Two energy associations jointly urged the FCC to back away from proposals to sell priority access licenses (PALs) in the 3.5 GHz citizens broadband radio service (CBRS) band in geographic sizes much larger than census tracts. Various wireless ISPs also raised objections. The FCC adopted an NPRM in October on several potential changes, including selling the PALs using partial economic area (PEA) licenses (see 1710240050). The Telecommunications Subcommittee of the American Petroleum Institute and the Regulatory and Technology Committee of the Energy Telecommunications and Electrical Association (ENTELEC) said larger license sizes would be detrimental to critical infrastructure companies.
Critics of the FCC’s net neutrality order say it reveals problems with Chairman Ajit Pai’s proposed Office of Economics and Data (OED). Supporters of keeping in place the 2015 rules said the recently approved order appears to rely on industry analysis rather than the commission's existing economists, and it’s not clear that putting economists in a single office would have meant a more rigorous, independent examination of the economic implications. Supporters of the Pai moves on net neutrality said making the FCC more focused on economics will take time. The FCC hasn't released the Dec. 14 order (see 1712140039).
Comcast/NBCUniversal likely doesn't have much to fear about the looming expiration of conditions on that 2010 deal, with it being unlikely either the DOJ or FCC will seek behavioral or structural conditions beyond that time, experts told us. But there's disagreement whether Justice's bid to block AT&T's buy of Time Warner (TW) (see 1711210005) indicates the agency should be doing something on Comcast/NBCU. The FCC conditions expire Jan. 20, and DOJ conditions expire in September. Public Knowledge (PK) on Friday became the latest party to call for Justice action on the expiring conditions.
The FCC is in a strong position to defend its Title II net neutrality repeal in court, said Chairman Ajit Pai, as well as attorneys and observers sympathetic to or neutral about his cause. They said the "internet freedom" order's broadband reclassification as a lightly regulated Communications Act Title I information service is backed by clear Supreme Court precedent.

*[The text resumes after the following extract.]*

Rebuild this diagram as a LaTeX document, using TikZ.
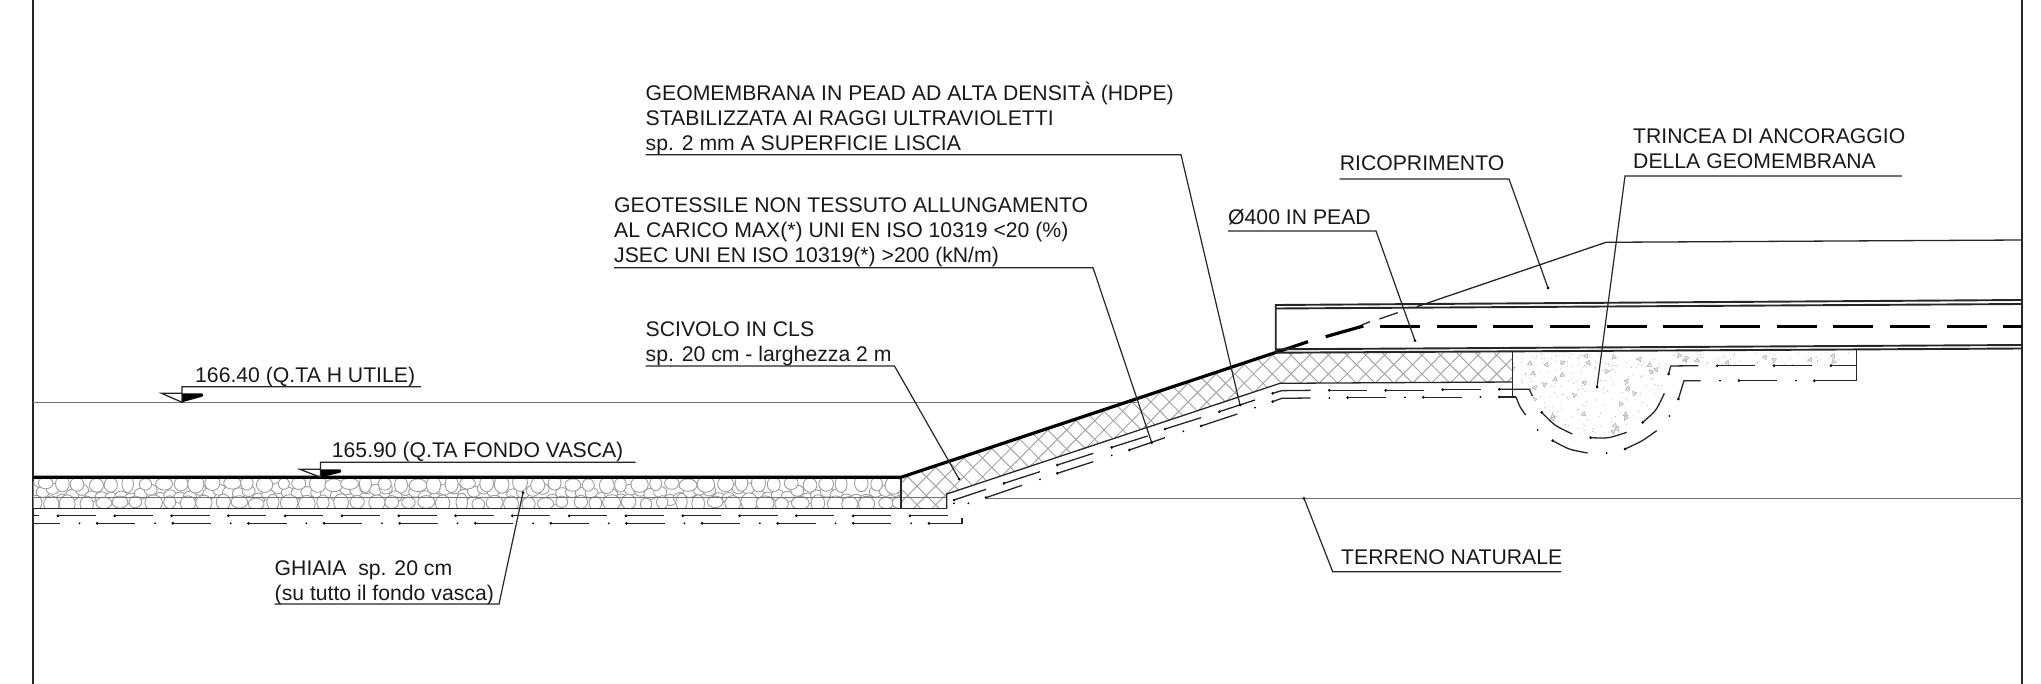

The full FCC voted 3-2 -- as expected -- to propose a $13.4 million forfeiture for Sinclair Broadcast for more than 1,700 instances of improperly identified paid content (see 1712180064), but the FCC’s Democrats say that’s too little for a $2.7 billion company. “The proposed forfeiture of over $13 million is more than three times any penalty that has ever been imposed for violating our sponsorship identification rules,” Chairman Ajit Pai said in a statement released with the notice of apparent liability. “Does this mark yet another example of special treatment by the FCC majority? You decide,” Commissioner Mignon Clyburn said in her statement.